Here is an equally valid forecast from a physicist. Government vote-buying programs will continue
to expand until it is impossible to borrow from China and Saudi Arabia to keep it going, so
the treasury will be forced to print money to meet its obligations. This will cause devaluation of the
dollar, which will lower the value of debt already held. This is an unstable feedback loop which will
end in the dollar being on par with the RMB and foreign goods being too expensive to import.
This will increase the demand for local
manufacturing, and force people out of service and government jobs into manufacturing and
construction.
lb
December 24th, 2009 at 5:52 pm
Blodget – I like your forecast and reference to the feedback loop.
There are good computer based high math financial modelling tools but government economists apply too many variable to use them.
You are right about dollar getting to par with RMB – that will be fun to watch on CNN News.
December 26th, 2009 at 1:34 pm
“fire the lot of them” at the next election.
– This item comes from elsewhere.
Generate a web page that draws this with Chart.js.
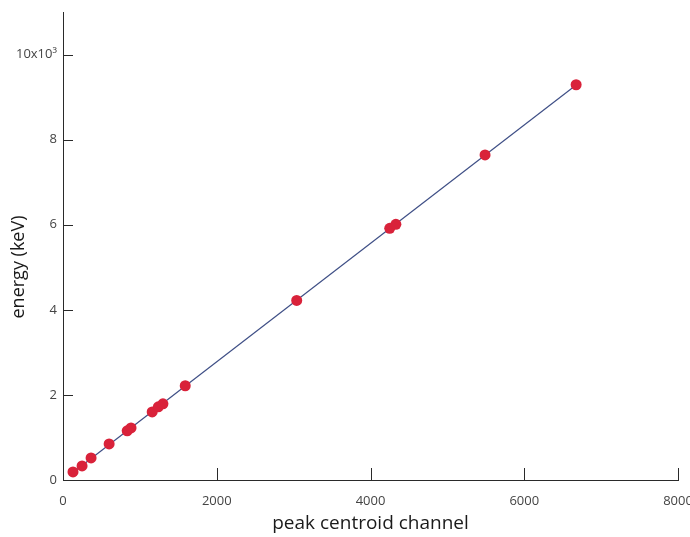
<!DOCTYPE html>
<html>
<head>
<meta charset="utf-8">
<script src="https://cdn.jsdelivr.net/npm/chart.js@4"></script>
<style>
  html, body { margin: 0; padding: 0; background: #fff; }
  canvas { display: block; }
</style>
</head>
<body>
<canvas id="c" width="690" height="537"></canvas>
<script>
// Calibration peaks: centroid channel vs. known energy (keV)
const channels = [130, 248, 365, 600, 835, 885, 1160, 1240, 1300, 1590, 3040, 4250, 4330, 5490, 6675];
const energies = [189, 330, 518, 848, 1155, 1225, 1600, 1720, 1790, 2215, 4220, 5915, 6010, 7640, 9290];

const xTicks = [0, 2000, 4000, 6000, 8000];
const xTickLabels = ['0', '2000', '4000', '6000', '8000'];
const yTicks = [0, 2000, 4000, 6000, 8000, 10000];
const yTickLabels = ['0', '2', '4', '6', '8', '10x10\u00B3'];

// Least-squares linear calibration through the peaks
function linearFit(xs, ys) {
  const n = xs.length;
  let sx = 0, sy = 0, sxx = 0, sxy = 0;
  for (let i = 0; i < n; i++) {
    sx += xs[i]; sy += ys[i]; sxx += xs[i] * xs[i]; sxy += xs[i] * ys[i];
  }
  const slope = (n * sxy - sx * sy) / (n * sxx - sx * sx);
  const intercept = (sy - slope * sx) / n;
  return { slope, intercept };
}
const fit = linearFit(channels, energies);
const xLo = Math.min(...channels), xHi = Math.max(...channels);
const fitLine = [xLo, xHi].map(x => ({ x, y: fit.slope * x + fit.intercept }));

const FONT = '"Open Sans", "DejaVu Sans", sans-serif';
const AXIS_COLOR = '#2a2a2a';

// Tick marks drawn on the inside of the axes, plus the axis titles
const inwardTicks = {
  id: 'inwardTicks',
  afterDraw(chart) {
    const { ctx, chartArea, scales } = chart;
    ctx.save();
    ctx.strokeStyle = AXIS_COLOR;
    ctx.lineWidth = 1;
    ctx.beginPath();
    scales.x.ticks.forEach(t => {
      const px = Math.round(scales.x.getPixelForValue(t.value)) + 0.5;
      ctx.moveTo(px, chartArea.bottom);
      ctx.lineTo(px, chartArea.bottom - 12);
    });
    scales.y.ticks.forEach(t => {
      const py = Math.round(scales.y.getPixelForValue(t.value)) + 0.5;
      ctx.moveTo(chartArea.left, py);
      ctx.lineTo(chartArea.left + 10, py);
    });
    ctx.stroke();

    ctx.fillStyle = '#1a1a1a';
    ctx.font = '19px ' + FONT;
    ctx.textAlign = 'center';
    ctx.textBaseline = 'middle';
    ctx.fillText('peak centroid channel', (chartArea.left + chartArea.right) / 2, 524);
    ctx.translate(19, 267);
    ctx.rotate(-Math.PI / 2);
    ctx.font = '18px ' + FONT;
    ctx.fillText('energy (keV)', 0, 0);
    ctx.restore();
  }
};

new Chart(document.getElementById('c'), {
  type: 'scatter',
  data: {
    datasets: [
      {
        label: 'fit',
        data: fitLine,
        showLine: true,
        borderColor: '#3f4f86',
        borderWidth: 1.2,
        pointRadius: 0,
        fill: false,
        order: 2
      },
      {
        label: 'peaks',
        data: channels.map((x, i) => ({ x, y: energies[i] })),
        backgroundColor: '#d9223a',
        borderColor: '#d9223a',
        borderWidth: 0,
        pointRadius: 5.5,
        order: 1
      }
    ]
  },
  options: {
    responsive: false,
    animation: false,
    layout: { padding: { top: 12, right: 12, left: 0, bottom: 0 } },
    plugins: { legend: { display: false }, tooltip: { enabled: false } },
    scales: {
      x: {
        type: 'linear',
        min: 0,
        max: 8000,
        afterBuildTicks: s => { s.ticks = xTicks.map(v => ({ value: v })); },
        afterFit: s => { s.height = 57; s.paddingLeft = 0; s.paddingRight = 0; },
        grid: { display: false },
        border: { display: true, color: AXIS_COLOR, width: 1 },
        ticks: {
          color: '#444',
          font: { family: FONT, size: 13 },
          padding: 5,
          maxRotation: 0,
          callback: v => xTickLabels[xTicks.indexOf(v)]
        }
      },
      y: {
        type: 'linear',
        min: 0,
        max: 11000,
        afterBuildTicks: s => { s.ticks = yTicks.map(v => ({ value: v })); },
        afterFit: s => { s.width = 63; s.paddingTop = 0; s.paddingBottom = 0; },
        grid: { display: false, drawTicks: false },
        border: { display: true, color: AXIS_COLOR, width: 1 },
        ticks: {
          color: '#444',
          font: { family: FONT, size: 13 },
          padding: 6,
          callback: v => yTickLabels[yTicks.indexOf(v)]
        }
      }
    }
  },
  plugins: [inwardTicks]
});
</script>
</body>
</html>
Need to start a program to elect persons of same mind now… Let all elected officials know where they stand. All organizations of any type should understand what is happening to the USA. Get the GOP organized and without doubt fund it.
December 26th, 2009 at 2:32 pm
An “equally valid forecast from a physicist”… in the same sense that government economists publish equally valid theories of physics.
December 28th, 2009 at 10:27 am
These government lackeys couldn’t FIND a job in the private sector – that’s why they are where they are.